DATASET ENTRIES:
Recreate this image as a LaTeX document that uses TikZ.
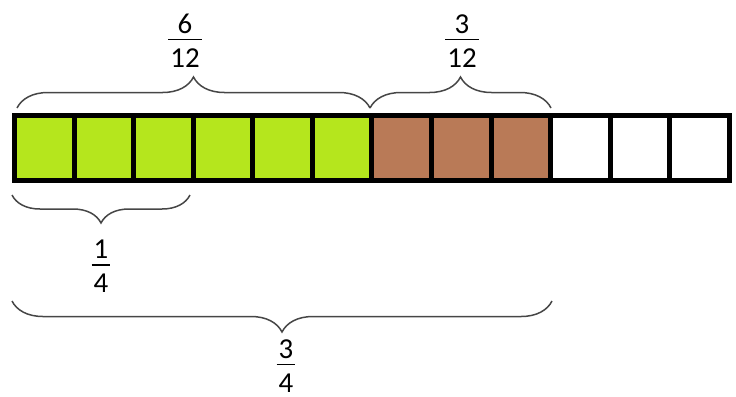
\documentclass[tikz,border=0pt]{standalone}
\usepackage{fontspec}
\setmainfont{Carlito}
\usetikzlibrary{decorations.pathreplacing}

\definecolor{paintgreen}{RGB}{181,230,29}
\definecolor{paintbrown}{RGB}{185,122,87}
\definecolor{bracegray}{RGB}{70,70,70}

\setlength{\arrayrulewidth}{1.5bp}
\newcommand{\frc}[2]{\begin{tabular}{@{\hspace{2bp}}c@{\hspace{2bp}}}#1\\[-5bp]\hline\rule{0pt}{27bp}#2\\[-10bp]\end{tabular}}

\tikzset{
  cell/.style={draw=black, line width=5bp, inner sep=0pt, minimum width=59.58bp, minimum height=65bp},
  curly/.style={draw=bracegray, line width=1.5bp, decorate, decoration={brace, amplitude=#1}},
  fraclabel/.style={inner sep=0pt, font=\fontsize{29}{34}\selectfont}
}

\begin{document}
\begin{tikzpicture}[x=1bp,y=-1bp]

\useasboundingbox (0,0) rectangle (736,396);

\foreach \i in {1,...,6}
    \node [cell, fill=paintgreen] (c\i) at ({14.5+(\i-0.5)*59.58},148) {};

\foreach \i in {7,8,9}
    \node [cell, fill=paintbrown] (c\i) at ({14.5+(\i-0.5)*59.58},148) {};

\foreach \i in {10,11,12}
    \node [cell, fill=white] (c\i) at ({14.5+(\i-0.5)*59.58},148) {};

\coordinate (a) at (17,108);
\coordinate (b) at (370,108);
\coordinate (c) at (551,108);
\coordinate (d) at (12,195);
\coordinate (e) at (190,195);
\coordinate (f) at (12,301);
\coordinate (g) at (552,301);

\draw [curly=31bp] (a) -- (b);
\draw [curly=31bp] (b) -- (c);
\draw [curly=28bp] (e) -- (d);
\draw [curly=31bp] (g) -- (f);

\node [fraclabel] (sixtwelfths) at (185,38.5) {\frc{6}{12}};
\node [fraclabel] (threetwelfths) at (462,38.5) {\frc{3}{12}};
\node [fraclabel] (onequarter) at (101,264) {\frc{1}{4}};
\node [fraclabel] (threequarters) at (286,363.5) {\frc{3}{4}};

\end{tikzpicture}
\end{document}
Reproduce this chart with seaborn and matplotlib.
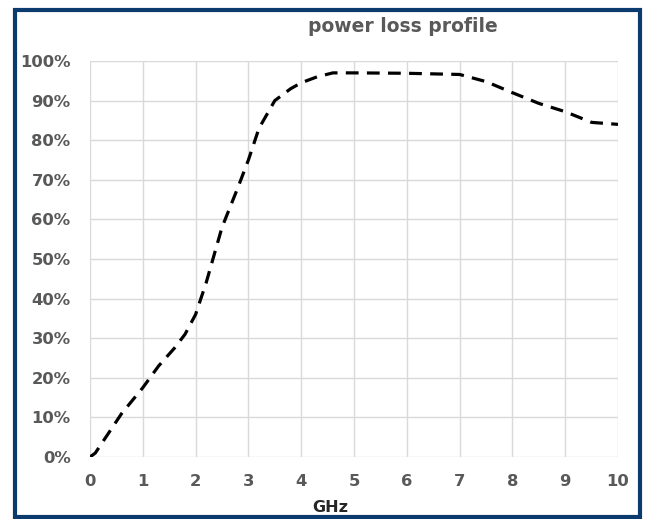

TASK INSTRUCTIONS: What is needed is an exact reproduction of the data, pictures excluded.

SOLUTION FOR THIS TASK:
Recreate this image as a LaTeX document that uses TikZ.
\documentclass[tikz,border=0pt]{standalone}
\usepackage{fontspec}
\setmainfont{Carlito}
\usetikzlibrary{decorations.pathreplacing}

\definecolor{paintgreen}{RGB}{181,230,29}
\definecolor{paintbrown}{RGB}{185,122,87}
\definecolor{bracegray}{RGB}{70,70,70}

\setlength{\arrayrulewidth}{1.5bp}
\newcommand{\frc}[2]{\begin{tabular}{@{\hspace{2bp}}c@{\hspace{2bp}}}#1\\[-5bp]\hline\rule{0pt}{27bp}#2\\[-10bp]\end{tabular}}

\tikzset{
  cell/.style={draw=black, line width=5bp, inner sep=0pt, minimum width=59.58bp, minimum height=65bp},
  curly/.style={draw=bracegray, line width=1.5bp, decorate, decoration={brace, amplitude=#1}},
  fraclabel/.style={inner sep=0pt, font=\fontsize{29}{34}\selectfont}
}

\begin{document}
\begin{tikzpicture}[x=1bp,y=-1bp]

\useasboundingbox (0,0) rectangle (736,396);

\foreach \i in {1,...,6}
    \node [cell, fill=paintgreen] (c\i) at ({14.5+(\i-0.5)*59.58},148) {};

\foreach \i in {7,8,9}
    \node [cell, fill=paintbrown] (c\i) at ({14.5+(\i-0.5)*59.58},148) {};

\foreach \i in {10,11,12}
    \node [cell, fill=white] (c\i) at ({14.5+(\i-0.5)*59.58},148) {};

\coordinate (a) at (17,108);
\coordinate (b) at (370,108);
\coordinate (c) at (551,108);
\coordinate (d) at (12,195);
\coordinate (e) at (190,195);
\coordinate (f) at (12,301);
\coordinate (g) at (552,301);

\draw [curly=31bp] (a) -- (b);
\draw [curly=31bp] (b) -- (c);
\draw [curly=28bp] (e) -- (d);
\draw [curly=31bp] (g) -- (f);

\node [fraclabel] (sixtwelfths) at (185,38.5) {\frc{6}{12}};
\node [fraclabel] (threetwelfths) at (462,38.5) {\frc{3}{12}};
\node [fraclabel] (onequarter) at (101,264) {\frc{1}{4}};
\node [fraclabel] (threequarters) at (286,363.5) {\frc{3}{4}};

\end{tikzpicture}
\end{document}
Reproduce this chart with seaborn and matplotlib.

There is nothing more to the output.